━━ DATA

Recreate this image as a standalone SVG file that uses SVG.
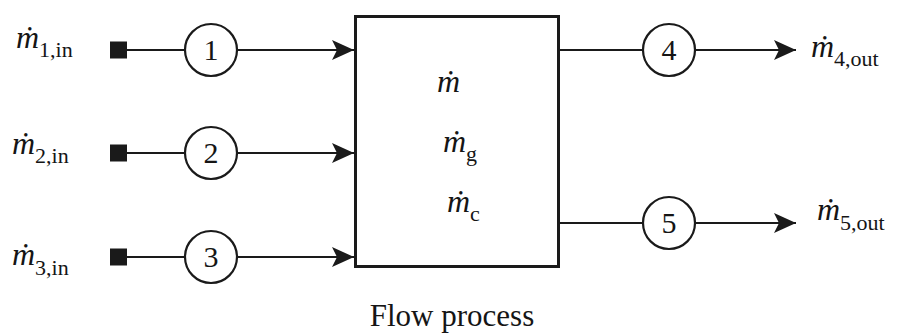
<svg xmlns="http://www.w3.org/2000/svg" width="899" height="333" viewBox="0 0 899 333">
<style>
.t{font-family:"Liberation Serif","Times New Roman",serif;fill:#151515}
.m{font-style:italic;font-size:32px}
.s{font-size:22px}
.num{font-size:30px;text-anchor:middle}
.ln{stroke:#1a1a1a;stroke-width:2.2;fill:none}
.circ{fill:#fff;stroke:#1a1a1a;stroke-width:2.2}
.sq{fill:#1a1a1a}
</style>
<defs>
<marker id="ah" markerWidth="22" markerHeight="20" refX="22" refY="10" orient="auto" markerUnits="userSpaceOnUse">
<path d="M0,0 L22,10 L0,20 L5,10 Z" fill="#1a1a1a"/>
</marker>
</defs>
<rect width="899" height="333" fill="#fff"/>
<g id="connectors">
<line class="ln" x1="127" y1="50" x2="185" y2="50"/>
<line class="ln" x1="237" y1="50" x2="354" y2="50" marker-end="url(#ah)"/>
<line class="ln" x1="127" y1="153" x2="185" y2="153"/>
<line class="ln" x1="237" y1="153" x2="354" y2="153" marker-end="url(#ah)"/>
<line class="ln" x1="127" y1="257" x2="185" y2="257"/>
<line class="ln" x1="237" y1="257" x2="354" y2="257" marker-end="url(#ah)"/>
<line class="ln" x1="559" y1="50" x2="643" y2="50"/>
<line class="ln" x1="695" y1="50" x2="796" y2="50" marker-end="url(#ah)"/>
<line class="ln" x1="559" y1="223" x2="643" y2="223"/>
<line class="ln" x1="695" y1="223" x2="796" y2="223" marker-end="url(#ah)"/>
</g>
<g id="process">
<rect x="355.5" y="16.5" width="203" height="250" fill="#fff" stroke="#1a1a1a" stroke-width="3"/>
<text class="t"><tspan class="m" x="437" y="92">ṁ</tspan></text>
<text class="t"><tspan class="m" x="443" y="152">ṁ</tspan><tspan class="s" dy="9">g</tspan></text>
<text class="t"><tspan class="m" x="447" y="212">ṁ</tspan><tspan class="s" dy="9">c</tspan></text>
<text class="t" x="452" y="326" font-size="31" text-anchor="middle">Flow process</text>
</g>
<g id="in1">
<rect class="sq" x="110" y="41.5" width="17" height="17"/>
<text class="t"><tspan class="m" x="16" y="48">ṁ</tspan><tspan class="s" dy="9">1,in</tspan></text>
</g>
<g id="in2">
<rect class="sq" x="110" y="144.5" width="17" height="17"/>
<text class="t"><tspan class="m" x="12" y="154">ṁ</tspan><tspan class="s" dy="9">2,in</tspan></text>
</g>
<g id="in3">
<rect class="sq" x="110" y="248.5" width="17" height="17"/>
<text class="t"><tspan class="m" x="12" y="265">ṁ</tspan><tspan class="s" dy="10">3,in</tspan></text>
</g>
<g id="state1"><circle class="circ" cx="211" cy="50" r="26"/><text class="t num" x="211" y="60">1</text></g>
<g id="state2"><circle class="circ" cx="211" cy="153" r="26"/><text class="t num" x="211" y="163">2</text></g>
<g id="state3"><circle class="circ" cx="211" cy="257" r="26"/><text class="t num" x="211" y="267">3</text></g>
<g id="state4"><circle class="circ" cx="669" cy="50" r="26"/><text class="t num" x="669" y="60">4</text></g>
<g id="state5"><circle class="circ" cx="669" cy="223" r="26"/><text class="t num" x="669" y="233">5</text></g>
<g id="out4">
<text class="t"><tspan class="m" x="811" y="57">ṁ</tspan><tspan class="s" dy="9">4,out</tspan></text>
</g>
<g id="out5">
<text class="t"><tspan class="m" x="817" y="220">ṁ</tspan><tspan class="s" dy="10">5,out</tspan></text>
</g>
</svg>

━━━━

◆ WORK TO DO ◆
Write out the full listing verbatim, excluding its pictures.

◆ COMPLETED TASK ◆
Recreate this image as a standalone SVG file that uses SVG.
<svg xmlns="http://www.w3.org/2000/svg" width="899" height="333" viewBox="0 0 899 333">
<style>
.t{font-family:"Liberation Serif","Times New Roman",serif;fill:#151515}
.m{font-style:italic;font-size:32px}
.s{font-size:22px}
.num{font-size:30px;text-anchor:middle}
.ln{stroke:#1a1a1a;stroke-width:2.2;fill:none}
.circ{fill:#fff;stroke:#1a1a1a;stroke-width:2.2}
.sq{fill:#1a1a1a}
</style>
<defs>
<marker id="ah" markerWidth="22" markerHeight="20" refX="22" refY="10" orient="auto" markerUnits="userSpaceOnUse">
<path d="M0,0 L22,10 L0,20 L5,10 Z" fill="#1a1a1a"/>
</marker>
</defs>
<rect width="899" height="333" fill="#fff"/>
<g id="connectors">
<line class="ln" x1="127" y1="50" x2="185" y2="50"/>
<line class="ln" x1="237" y1="50" x2="354" y2="50" marker-end="url(#ah)"/>
<line class="ln" x1="127" y1="153" x2="185" y2="153"/>
<line class="ln" x1="237" y1="153" x2="354" y2="153" marker-end="url(#ah)"/>
<line class="ln" x1="127" y1="257" x2="185" y2="257"/>
<line class="ln" x1="237" y1="257" x2="354" y2="257" marker-end="url(#ah)"/>
<line class="ln" x1="559" y1="50" x2="643" y2="50"/>
<line class="ln" x1="695" y1="50" x2="796" y2="50" marker-end="url(#ah)"/>
<line class="ln" x1="559" y1="223" x2="643" y2="223"/>
<line class="ln" x1="695" y1="223" x2="796" y2="223" marker-end="url(#ah)"/>
</g>
<g id="process">
<rect x="355.5" y="16.5" width="203" height="250" fill="#fff" stroke="#1a1a1a" stroke-width="3"/>
<text class="t"><tspan class="m" x="437" y="92">ṁ</tspan></text>
<text class="t"><tspan class="m" x="443" y="152">ṁ</tspan><tspan class="s" dy="9">g</tspan></text>
<text class="t"><tspan class="m" x="447" y="212">ṁ</tspan><tspan class="s" dy="9">c</tspan></text>
<text class="t" x="452" y="326" font-size="31" text-anchor="middle">Flow process</text>
</g>
<g id="in1">
<rect class="sq" x="110" y="41.5" width="17" height="17"/>
<text class="t"><tspan class="m" x="16" y="48">ṁ</tspan><tspan class="s" dy="9">1,in</tspan></text>
</g>
<g id="in2">
<rect class="sq" x="110" y="144.5" width="17" height="17"/>
<text class="t"><tspan class="m" x="12" y="154">ṁ</tspan><tspan class="s" dy="9">2,in</tspan></text>
</g>
<g id="in3">
<rect class="sq" x="110" y="248.5" width="17" height="17"/>
<text class="t"><tspan class="m" x="12" y="265">ṁ</tspan><tspan class="s" dy="10">3,in</tspan></text>
</g>
<g id="state1"><circle class="circ" cx="211" cy="50" r="26"/><text class="t num" x="211" y="60">1</text></g>
<g id="state2"><circle class="circ" cx="211" cy="153" r="26"/><text class="t num" x="211" y="163">2</text></g>
<g id="state3"><circle class="circ" cx="211" cy="257" r="26"/><text class="t num" x="211" y="267">3</text></g>
<g id="state4"><circle class="circ" cx="669" cy="50" r="26"/><text class="t num" x="669" y="60">4</text></g>
<g id="state5"><circle class="circ" cx="669" cy="223" r="26"/><text class="t num" x="669" y="233">5</text></g>
<g id="out4">
<text class="t"><tspan class="m" x="811" y="57">ṁ</tspan><tspan class="s" dy="9">4,out</tspan></text>
</g>
<g id="out5">
<text class="t"><tspan class="m" x="817" y="220">ṁ</tspan><tspan class="s" dy="10">5,out</tspan></text>
</g>
</svg>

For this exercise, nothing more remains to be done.